Le rôle de Lisa a été confié à une jeune hispano-cubaine, Sabrina Gàrdez, pimpante et joyeuse sur scène et qui offre déjà un chant très élaboré et expressif, même si quelques sons sont légèrement serrés dans l’aigu. Une artiste qu’on écoute avec un réel plaisir. Pour le Conte Rodolfo, l’argentin Fernando Radó possède une voix au grave très bien timbré même si son médium est quelquefois étrangement projeté. C’est un acteur plus que convaincant qui occupe la scène avec aisance et naturel. Remarquable aussi la Teresa de la basquaise Carmen Artaza, une voix captivante et une artiste sans faille. Isaac Galán (Alessio) et Gerardo López (Notaro) complètent une équipe de très haut vol. Irréprochables, comme d’habitude les chœurs de la maison. Un très jeune Lorenzo Passerini dirige l’orchestre, dont des somptueux solistes nous régalent les oreilles, avec brio et une parfaite connaissance du rubato inhérent à ce répertoire. Il n’a pas le geste le plus élégant ou suggestif que l’on puisse imaginer, mais c’est redoutablement efficace, tant au niveau de la concertation -très malaisée dans cet univers d’improvisations diverses- que des équilibres et couleurs. Le Liceu n’a pas encore choisi le futur directeur/trice musical : le suspense règne encore et chaque nouvel invité pourrait devenir un candidat potentiel…
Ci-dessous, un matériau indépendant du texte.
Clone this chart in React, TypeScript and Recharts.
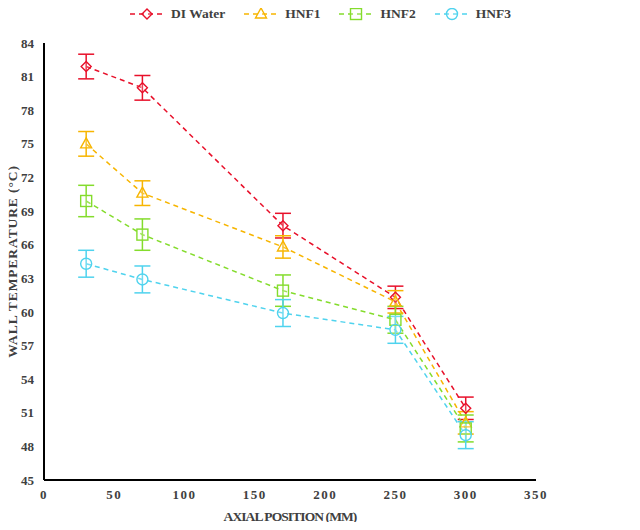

La proposition scénique est signée par Bárbara Lluch, une artiste avec une longue trajectoire dans le monde de l’opéra. Rappelons qu’elle est la petite-fille de l’immense actrice et metteuse en scène catalane Núria Espert. Quelques traits de son travail rappellent un peu son ancêtre : expressive et efficace sans recourir à des fanfares grandiloquentes ou des artifices visuels. Nadine Sierra déclare sur son approche : « Bárbara a vu ce que je n’avais pas imaginé : ce sont des femmes qui doivent satisfaire à ce que les autres attendent d’elles plutôt que de mener leur propre chemin ». Lluch met l’accent sur la jalousie maladive d’Elvino en la rapprochant de la maltraitance machiste classique. C’est un aspect qui est habituellement gommé dans les productions mais bien présent dans le livret. C’est attachant aussi son jeu d’ambiguïté dans la relation du Conte avec Amina : amicale/amoureuse sans jamais la définir. Dans l’original de Scribe, Amina était la fille adultérine du comte et un jeu scénique permettait de le découvrir, mais dans le livret de Felice Romani cet aspect a disparu. L’ensemble de ballet Metamorphosis dance (chorégraphie d’Irache Ansa et Igor Bacovich) incarne les rêves et les démons de la protagoniste dans un tableau humain de grande beauté plastique et néanmoins de la plus grande efficacité expressive. C’est un recours relativement fréquent et presque galvaudé dans l’opéra actuel qui trouve ici une efficience majeure pour souligner les affres que guettent la cantatrice, le somnambulisme étant aussi un symptôme de stress post-traumatique. Amina est présentée comme orpheline, Teresa n’étant théoriquement que sa mère adoptive. Encore une soirée pour les annales du Liceu !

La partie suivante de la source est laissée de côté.